## Given request
Only the lines from the top of the listing below to the line that has "63.8, 65.0, 67.0]" should be echoed, with both ends kept and pictures left out.

□ □ □ □ □

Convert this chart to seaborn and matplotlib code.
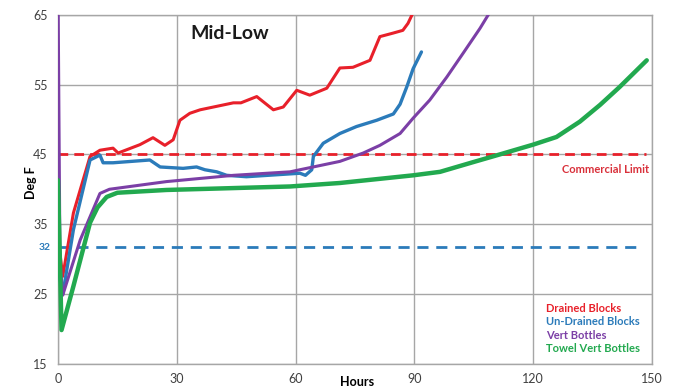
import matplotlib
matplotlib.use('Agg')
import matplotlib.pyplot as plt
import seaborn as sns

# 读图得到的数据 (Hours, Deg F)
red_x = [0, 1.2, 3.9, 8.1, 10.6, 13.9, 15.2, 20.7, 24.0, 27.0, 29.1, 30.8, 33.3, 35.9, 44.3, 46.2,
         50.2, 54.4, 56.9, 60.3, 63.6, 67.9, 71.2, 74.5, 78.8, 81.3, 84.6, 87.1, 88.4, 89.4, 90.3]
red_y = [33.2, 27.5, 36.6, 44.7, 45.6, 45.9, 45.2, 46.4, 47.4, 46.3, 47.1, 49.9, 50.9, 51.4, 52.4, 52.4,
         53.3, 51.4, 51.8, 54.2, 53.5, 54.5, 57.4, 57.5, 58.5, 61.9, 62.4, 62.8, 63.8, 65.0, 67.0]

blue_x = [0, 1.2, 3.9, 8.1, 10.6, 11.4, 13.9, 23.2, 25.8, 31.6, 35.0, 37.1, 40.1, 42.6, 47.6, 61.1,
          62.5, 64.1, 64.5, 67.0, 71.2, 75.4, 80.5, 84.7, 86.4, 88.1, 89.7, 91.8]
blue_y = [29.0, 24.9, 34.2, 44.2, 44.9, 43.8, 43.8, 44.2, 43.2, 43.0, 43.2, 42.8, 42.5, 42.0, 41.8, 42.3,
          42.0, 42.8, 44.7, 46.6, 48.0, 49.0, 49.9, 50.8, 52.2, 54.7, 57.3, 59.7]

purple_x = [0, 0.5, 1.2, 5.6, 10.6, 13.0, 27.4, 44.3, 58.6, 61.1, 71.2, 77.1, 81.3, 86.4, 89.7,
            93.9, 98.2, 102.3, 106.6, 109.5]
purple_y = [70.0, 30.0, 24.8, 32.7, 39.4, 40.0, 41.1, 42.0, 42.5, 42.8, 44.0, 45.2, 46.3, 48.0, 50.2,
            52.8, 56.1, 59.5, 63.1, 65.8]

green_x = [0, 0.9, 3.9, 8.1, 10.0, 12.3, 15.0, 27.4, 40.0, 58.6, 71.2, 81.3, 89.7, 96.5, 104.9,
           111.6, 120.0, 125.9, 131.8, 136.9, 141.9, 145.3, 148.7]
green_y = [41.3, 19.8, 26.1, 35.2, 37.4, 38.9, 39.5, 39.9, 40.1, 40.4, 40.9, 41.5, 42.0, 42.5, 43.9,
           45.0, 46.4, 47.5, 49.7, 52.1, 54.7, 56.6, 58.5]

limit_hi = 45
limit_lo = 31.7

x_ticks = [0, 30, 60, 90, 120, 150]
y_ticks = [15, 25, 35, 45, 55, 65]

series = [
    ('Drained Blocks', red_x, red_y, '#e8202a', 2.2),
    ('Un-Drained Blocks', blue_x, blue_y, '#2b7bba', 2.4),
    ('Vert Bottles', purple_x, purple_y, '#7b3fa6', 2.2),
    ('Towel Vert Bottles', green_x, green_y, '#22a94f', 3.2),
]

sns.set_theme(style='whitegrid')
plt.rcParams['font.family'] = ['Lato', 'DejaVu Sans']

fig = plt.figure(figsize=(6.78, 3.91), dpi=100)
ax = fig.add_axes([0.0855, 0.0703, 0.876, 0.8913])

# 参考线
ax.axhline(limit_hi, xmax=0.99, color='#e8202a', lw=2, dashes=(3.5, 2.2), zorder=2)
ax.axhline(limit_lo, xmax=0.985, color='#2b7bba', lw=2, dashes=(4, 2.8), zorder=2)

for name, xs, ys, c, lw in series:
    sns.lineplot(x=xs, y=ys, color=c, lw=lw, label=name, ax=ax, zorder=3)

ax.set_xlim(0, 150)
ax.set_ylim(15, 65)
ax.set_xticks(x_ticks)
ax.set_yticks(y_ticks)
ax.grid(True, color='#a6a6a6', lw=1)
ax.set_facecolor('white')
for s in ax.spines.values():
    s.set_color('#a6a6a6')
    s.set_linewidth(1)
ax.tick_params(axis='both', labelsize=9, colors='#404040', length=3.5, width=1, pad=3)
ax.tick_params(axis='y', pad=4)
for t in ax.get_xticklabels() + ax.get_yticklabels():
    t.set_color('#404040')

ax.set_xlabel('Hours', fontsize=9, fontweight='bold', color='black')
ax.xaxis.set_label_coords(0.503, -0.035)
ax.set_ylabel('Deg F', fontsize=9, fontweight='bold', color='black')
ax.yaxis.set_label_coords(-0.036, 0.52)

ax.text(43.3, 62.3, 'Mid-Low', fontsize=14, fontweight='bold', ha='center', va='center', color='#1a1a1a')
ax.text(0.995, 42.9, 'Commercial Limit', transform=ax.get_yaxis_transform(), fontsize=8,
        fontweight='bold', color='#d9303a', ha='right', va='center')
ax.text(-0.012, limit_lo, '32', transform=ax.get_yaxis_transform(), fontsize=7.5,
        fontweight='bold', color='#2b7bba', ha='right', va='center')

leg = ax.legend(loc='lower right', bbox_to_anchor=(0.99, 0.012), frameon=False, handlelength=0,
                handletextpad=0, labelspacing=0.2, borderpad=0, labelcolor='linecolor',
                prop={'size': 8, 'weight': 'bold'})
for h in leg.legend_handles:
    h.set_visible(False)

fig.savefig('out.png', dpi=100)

□ □ □ □ □

## Reply to the task
Convert this chart to seaborn and matplotlib code.
import matplotlib
matplotlib.use('Agg')
import matplotlib.pyplot as plt
import seaborn as sns

# 读图得到的数据 (Hours, Deg F)
red_x = [0, 1.2, 3.9, 8.1, 10.6, 13.9, 15.2, 20.7, 24.0, 27.0, 29.1, 30.8, 33.3, 35.9, 44.3, 46.2,
         50.2, 54.4, 56.9, 60.3, 63.6, 67.9, 71.2, 74.5, 78.8, 81.3, 84.6, 87.1, 88.4, 89.4, 90.3]
red_y = [33.2, 27.5, 36.6, 44.7, 45.6, 45.9, 45.2, 46.4, 47.4, 46.3, 47.1, 49.9, 50.9, 51.4, 52.4, 52.4,
         53.3, 51.4, 51.8, 54.2, 53.5, 54.5, 57.4, 57.5, 58.5, 61.9, 62.4, 62.8, 63.8, 65.0, 67.0]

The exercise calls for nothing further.